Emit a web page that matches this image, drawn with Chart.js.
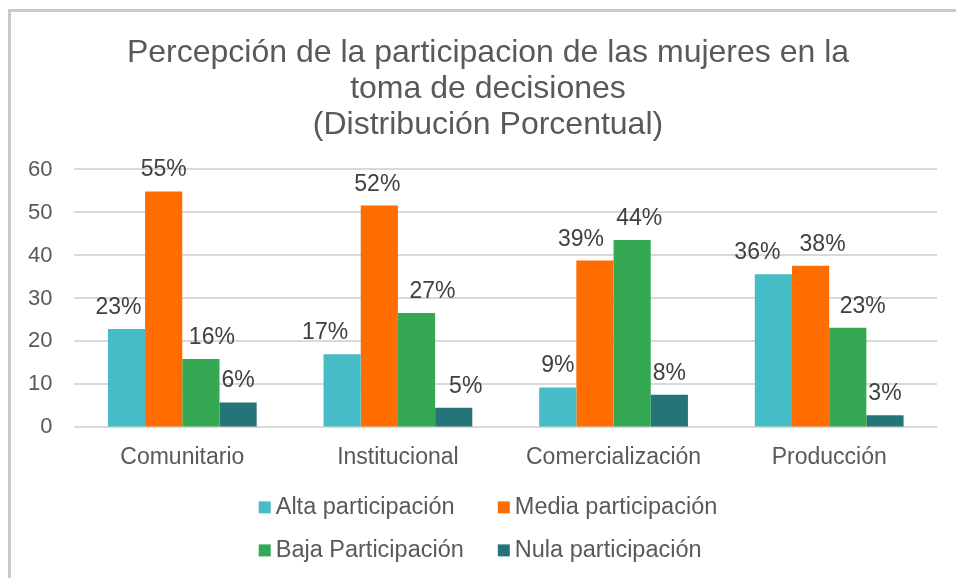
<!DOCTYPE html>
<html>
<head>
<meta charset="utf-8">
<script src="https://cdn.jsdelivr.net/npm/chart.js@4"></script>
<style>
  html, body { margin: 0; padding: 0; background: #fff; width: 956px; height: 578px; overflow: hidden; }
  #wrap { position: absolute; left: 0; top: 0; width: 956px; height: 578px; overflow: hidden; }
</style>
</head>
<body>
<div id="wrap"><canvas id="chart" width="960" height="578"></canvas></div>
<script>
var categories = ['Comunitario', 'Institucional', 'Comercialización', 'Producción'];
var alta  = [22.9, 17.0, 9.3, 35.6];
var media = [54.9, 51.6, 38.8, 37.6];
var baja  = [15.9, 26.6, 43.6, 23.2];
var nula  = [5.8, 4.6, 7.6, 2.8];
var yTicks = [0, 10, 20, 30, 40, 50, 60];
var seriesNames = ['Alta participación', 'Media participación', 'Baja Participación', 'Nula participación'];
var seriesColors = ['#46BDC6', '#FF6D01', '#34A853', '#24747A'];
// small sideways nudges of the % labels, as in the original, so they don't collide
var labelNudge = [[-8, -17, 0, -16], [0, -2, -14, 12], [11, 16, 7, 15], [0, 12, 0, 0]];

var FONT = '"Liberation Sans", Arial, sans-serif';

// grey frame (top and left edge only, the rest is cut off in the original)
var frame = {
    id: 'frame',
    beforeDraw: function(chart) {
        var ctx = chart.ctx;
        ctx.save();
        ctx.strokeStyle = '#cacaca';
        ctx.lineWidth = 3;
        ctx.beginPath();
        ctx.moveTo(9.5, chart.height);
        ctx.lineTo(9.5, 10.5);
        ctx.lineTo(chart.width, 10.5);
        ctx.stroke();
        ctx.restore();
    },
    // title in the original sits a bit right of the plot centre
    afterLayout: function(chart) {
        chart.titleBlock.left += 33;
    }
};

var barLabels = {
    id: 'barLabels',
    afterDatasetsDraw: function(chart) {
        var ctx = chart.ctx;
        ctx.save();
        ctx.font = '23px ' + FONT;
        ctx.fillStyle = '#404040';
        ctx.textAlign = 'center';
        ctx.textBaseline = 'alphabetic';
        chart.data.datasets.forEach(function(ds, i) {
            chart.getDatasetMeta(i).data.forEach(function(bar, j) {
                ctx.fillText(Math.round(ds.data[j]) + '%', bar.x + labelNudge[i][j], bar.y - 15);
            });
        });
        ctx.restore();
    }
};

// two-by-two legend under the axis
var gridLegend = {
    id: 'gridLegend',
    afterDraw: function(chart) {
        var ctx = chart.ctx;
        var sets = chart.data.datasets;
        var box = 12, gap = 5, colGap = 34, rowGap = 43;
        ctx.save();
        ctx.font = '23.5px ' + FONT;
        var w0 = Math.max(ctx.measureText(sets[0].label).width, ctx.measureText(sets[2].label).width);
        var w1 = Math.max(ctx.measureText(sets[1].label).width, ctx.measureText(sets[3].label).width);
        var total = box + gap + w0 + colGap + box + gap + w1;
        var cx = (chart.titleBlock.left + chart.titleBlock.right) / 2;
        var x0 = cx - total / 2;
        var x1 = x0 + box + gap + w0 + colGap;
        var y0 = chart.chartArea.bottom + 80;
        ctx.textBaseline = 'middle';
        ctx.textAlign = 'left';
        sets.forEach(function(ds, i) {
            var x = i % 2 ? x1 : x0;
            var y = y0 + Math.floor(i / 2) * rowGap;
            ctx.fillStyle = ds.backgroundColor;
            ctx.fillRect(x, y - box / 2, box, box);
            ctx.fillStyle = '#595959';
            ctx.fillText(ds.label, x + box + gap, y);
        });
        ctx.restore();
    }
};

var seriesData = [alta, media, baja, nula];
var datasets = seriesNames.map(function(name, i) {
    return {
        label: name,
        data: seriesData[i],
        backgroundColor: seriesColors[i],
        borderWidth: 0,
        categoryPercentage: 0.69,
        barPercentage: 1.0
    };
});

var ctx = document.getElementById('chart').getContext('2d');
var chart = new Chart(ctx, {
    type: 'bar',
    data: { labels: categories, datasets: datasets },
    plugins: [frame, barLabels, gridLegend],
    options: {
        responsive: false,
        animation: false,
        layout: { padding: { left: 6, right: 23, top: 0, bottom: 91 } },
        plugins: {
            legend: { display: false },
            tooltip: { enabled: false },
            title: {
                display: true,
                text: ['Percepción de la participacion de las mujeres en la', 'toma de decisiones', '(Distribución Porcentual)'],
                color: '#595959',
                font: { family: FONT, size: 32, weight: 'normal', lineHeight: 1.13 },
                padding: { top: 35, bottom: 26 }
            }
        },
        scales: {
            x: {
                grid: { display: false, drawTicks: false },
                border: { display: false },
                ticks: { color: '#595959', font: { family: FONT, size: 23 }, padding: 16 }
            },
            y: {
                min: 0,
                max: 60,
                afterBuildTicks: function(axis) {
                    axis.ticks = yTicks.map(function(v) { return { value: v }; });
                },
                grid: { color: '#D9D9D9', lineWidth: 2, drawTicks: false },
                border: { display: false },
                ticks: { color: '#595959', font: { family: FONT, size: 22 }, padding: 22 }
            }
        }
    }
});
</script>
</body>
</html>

* * * * *

* **SHORT PROBLEM**:
Set down the complete material exactly, but do not include the images.

* **RESULT OF THE EXERCISE**:
Emit a web page that matches this image, drawn with Chart.js.
<!DOCTYPE html>
<html>
<head>
<meta charset="utf-8">
<script src="https://cdn.jsdelivr.net/npm/chart.js@4"></script>
<style>
  html, body { margin: 0; padding: 0; background: #fff; width: 956px; height: 578px; overflow: hidden; }
  #wrap { position: absolute; left: 0; top: 0; width: 956px; height: 578px; overflow: hidden; }
</style>
</head>
<body>
<div id="wrap"><canvas id="chart" width="960" height="578"></canvas></div>
<script>
var categories = ['Comunitario', 'Institucional', 'Comercialización', 'Producción'];
var alta  = [22.9, 17.0, 9.3, 35.6];
var media = [54.9, 51.6, 38.8, 37.6];
var baja  = [15.9, 26.6, 43.6, 23.2];
var nula  = [5.8, 4.6, 7.6, 2.8];
var yTicks = [0, 10, 20, 30, 40, 50, 60];
var seriesNames = ['Alta participación', 'Media participación', 'Baja Participación', 'Nula participación'];
var seriesColors = ['#46BDC6', '#FF6D01', '#34A853', '#24747A'];
// small sideways nudges of the % labels, as in the original, so they don't collide
var labelNudge = [[-8, -17, 0, -16], [0, -2, -14, 12], [11, 16, 7, 15], [0, 12, 0, 0]];

var FONT = '"Liberation Sans", Arial, sans-serif';

// grey frame (top and left edge only, the rest is cut off in the original)
var frame = {
    id: 'frame',
    beforeDraw: function(chart) {
        var ctx = chart.ctx;
        ctx.save();
        ctx.strokeStyle = '#cacaca';
        ctx.lineWidth = 3;
        ctx.beginPath();
        ctx.moveTo(9.5, chart.height);
        ctx.lineTo(9.5, 10.5);
        ctx.lineTo(chart.width, 10.5);
        ctx.stroke();
        ctx.restore();
    },
    // title in the original sits a bit right of the plot centre
    afterLayout: function(chart) {
        chart.titleBlock.left += 33;
    }
};

var barLabels = {
    id: 'barLabels',
    afterDatasetsDraw: function(chart) {
        var ctx = chart.ctx;
        ctx.save();
        ctx.font = '23px ' + FONT;
        ctx.fillStyle = '#404040';
        ctx.textAlign = 'center';
        ctx.textBaseline = 'alphabetic';
        chart.data.datasets.forEach(function(ds, i) {
            chart.getDatasetMeta(i).data.forEach(function(bar, j) {
                ctx.fillText(Math.round(ds.data[j]) + '%', bar.x + labelNudge[i][j], bar.y - 15);
            });
        });
        ctx.restore();
    }
};

// two-by-two legend under the axis
var gridLegend = {
    id: 'gridLegend',
    afterDraw: function(chart) {
        var ctx = chart.ctx;
        var sets = chart.data.datasets;
        var box = 12, gap = 5, colGap = 34, rowGap = 43;
        ctx.save();
        ctx.font = '23.5px ' + FONT;
        var w0 = Math.max(ctx.measureText(sets[0].label).width, ctx.measureText(sets[2].label).width);
        var w1 = Math.max(ctx.measureText(sets[1].label).width, ctx.measureText(sets[3].label).width);
        var total = box + gap + w0 + colGap + box + gap + w1;
        var cx = (chart.titleBlock.left + chart.titleBlock.right) / 2;
        var x0 = cx - total / 2;
        var x1 = x0 + box + gap + w0 + colGap;
        var y0 = chart.chartArea.bottom + 80;
        ctx.textBaseline = 'middle';
        ctx.textAlign = 'left';
        sets.forEach(function(ds, i) {
            var x = i % 2 ? x1 : x0;
            var y = y0 + Math.floor(i / 2) * rowGap;
            ctx.fillStyle = ds.backgroundColor;
            ctx.fillRect(x, y - box / 2, box, box);
            ctx.fillStyle = '#595959';
            ctx.fillText(ds.label, x + box + gap, y);
        });
        ctx.restore();
    }
};

var seriesData = [alta, media, baja, nula];
var datasets = seriesNames.map(function(name, i) {
    return {
        label: name,
        data: seriesData[i],
        backgroundColor: seriesColors[i],
        borderWidth: 0,
        categoryPercentage: 0.69,
        barPercentage: 1.0
    };
});

var ctx = document.getElementById('chart').getContext('2d');
var chart = new Chart(ctx, {
    type: 'bar',
    data: { labels: categories, datasets: datasets },
    plugins: [frame, barLabels, gridLegend],
    options: {
        responsive: false,
        animation: false,
        layout: { padding: { left: 6, right: 23, top: 0, bottom: 91 } },
        plugins: {
            legend: { display: false },
            tooltip: { enabled: false },
            title: {
                display: true,
                text: ['Percepción de la participacion de las mujeres en la', 'toma de decisiones', '(Distribución Porcentual)'],
                color: '#595959',
                font: { family: FONT, size: 32, weight: 'normal', lineHeight: 1.13 },
                padding: { top: 35, bottom: 26 }
            }
        },
        scales: {
            x: {
                grid: { display: false, drawTicks: false },
                border: { display: false },
                ticks: { color: '#595959', font: { family: FONT, size: 23 }, padding: 16 }
            },
            y: {
                min: 0,
                max: 60,
                afterBuildTicks: function(axis) {
                    axis.ticks = yTicks.map(function(v) { return { value: v }; });
                },
                grid: { color: '#D9D9D9', lineWidth: 2, drawTicks: false },
                border: { display: false },
                ticks: { color: '#595959', font: { family: FONT, size: 22 }, padding: 22 }
            }
        }
    }
});
</script>
</body>
</html>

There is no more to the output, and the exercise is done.